The clue to the cause was that the customer that was encountering the crash reported that it tended to happen after they printed a report. It turns out that the customer's printer driver was re-enabling the invalid operand exception in its DLL_PROCESS_ATTACH handler. Since the exception was enabled, the SNaN exception, which was previously masked, was now live, and it crashed the program.

I've also seen DLLs change the floating point rounding state in their DLL_PROCESS_ATTACH handler. This behavior can be traced back to old versions of the C runtime library which reset the floating point state as part of their DLL_PROCESS_ATTACH; this behavior was corrected as long ago as 2002 (possibly even earlier; I don't know for sure). Obviously that printer driver was even older. Good luck convincing the vendor to fix a bug in a driver for a printer they most likely don't even manufacture any more. If anything, they'll probably just treat it as incentive for you to buy a new printer.

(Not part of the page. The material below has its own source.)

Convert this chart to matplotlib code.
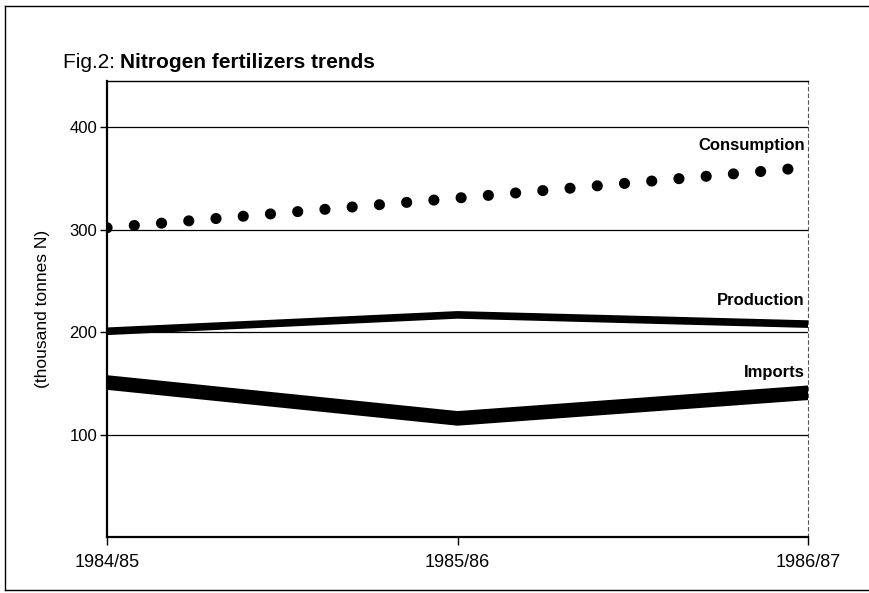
import matplotlib
matplotlib.use('Agg')
import matplotlib.pyplot as plt
from matplotlib.lines import Line2D

plt.rcParams['font.family'] = ['Liberation Sans', 'DejaVu Sans']

# Data (thousand tonnes N)
years = ['1984/85', '1985/86', '1986/87']
consumption = [302, 331, 361]
production = [201, 217, 208]
imports = [151, 116, 141]
yticks = [100, 200, 300, 400]

x = range(len(years))

fig = plt.figure(figsize=(8.7, 5.93), dpi=100)
ax = fig.add_axes([0.123, 0.094, 0.806, 0.769])

for y in yticks:
    ax.axhline(y, color='black', lw=0.9, zorder=1)

ax.plot(x, consumption, color='black', lw=8, dash_capstyle='round',
        linestyle=(0, (0.01, 2.45)), zorder=3)
ax.plot(x, production, color='black', lw=5.5, solid_joinstyle='miter', zorder=3)
ax.plot(x, imports, color='black', lw=10.5, solid_joinstyle='miter', zorder=3)

ax.set_xlim(0, 2)
ax.set_ylim(0, 445)
ax.set_xticks(list(x))
ax.set_xticklabels(years, fontsize=13)
ax.set_yticks(yticks)
ax.set_yticklabels([str(v) for v in yticks], fontsize=12)
ax.tick_params(axis='y', direction='out', length=5, width=1, pad=2)
ax.tick_params(axis='x', direction='out', length=6, width=1, pad=6)
ax.set_ylabel('(thousand tonnes N)', fontsize=12.5, labelpad=14)

for s in ['left', 'bottom']:
    ax.spines[s].set_linewidth(1.6)
ax.spines['top'].set_linewidth(1.0)
ax.spines['right'].set_linewidth(0.8)
ax.spines['right'].set_linestyle((0, (3, 3)))
ax.spines['right'].set_color('#555555')

lab = dict(ha='right', va='center', fontsize=12, fontweight='bold')
ax.text(1.99, 382, 'Consumption', **lab)
ax.text(1.99, 231, 'Production', **lab)
ax.text(1.99, 161, 'Imports', **lab)

t1 = fig.text(0.072, 0.895, 'Fig.2: ', fontsize=15, va='center', ha='left')
ax.annotate('Nitrogen fertilizers trends', xy=(1, 0.5), xycoords=t1,
            fontsize=15, fontweight='bold', va='center', ha='left')

# frame around the figure (left, top, bottom)
for xs, ys in [([0.006, 0.006], [0.005, 0.99]),
               ([0.006, 1.0], [0.99, 0.99]),
               ([0.006, 1.0], [0.005, 0.005])]:
    fig.add_artist(Line2D(xs, ys, transform=fig.transFigure, color='black', lw=1.0))

fig.savefig('out.png', dpi=100)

When you load external code into your process, you implicitly trust that the code won't screw you up. This is just another example of how a DLL can inadvertently screw you up.

Sidebar

One might argue that the LoadLibrary function should save the floating point state before loading a library and restore it afterwards. This is an easy suggestion to make in retrospect. Writing software would be so much easier if people would just extend the courtesy of coming up with a comprehensive list of "bugs applications will have that you should protect against" before you design the platform. That way, when a new class of application bugs is found, and they say "You should've protected against this!", you can point to the list and say, "Nuh, uh, you didn't put it on the list. You had your chance."

As a mental exercise for yourself: Come up with a list of "all the bugs that the LoadLibrary function should protect against" and how the LoadLibrary function would go about doing it.

Comments (23)
  1. Anonymous says:

    LoadLibrary shouldn’t have to protect against anything; it’s not its job.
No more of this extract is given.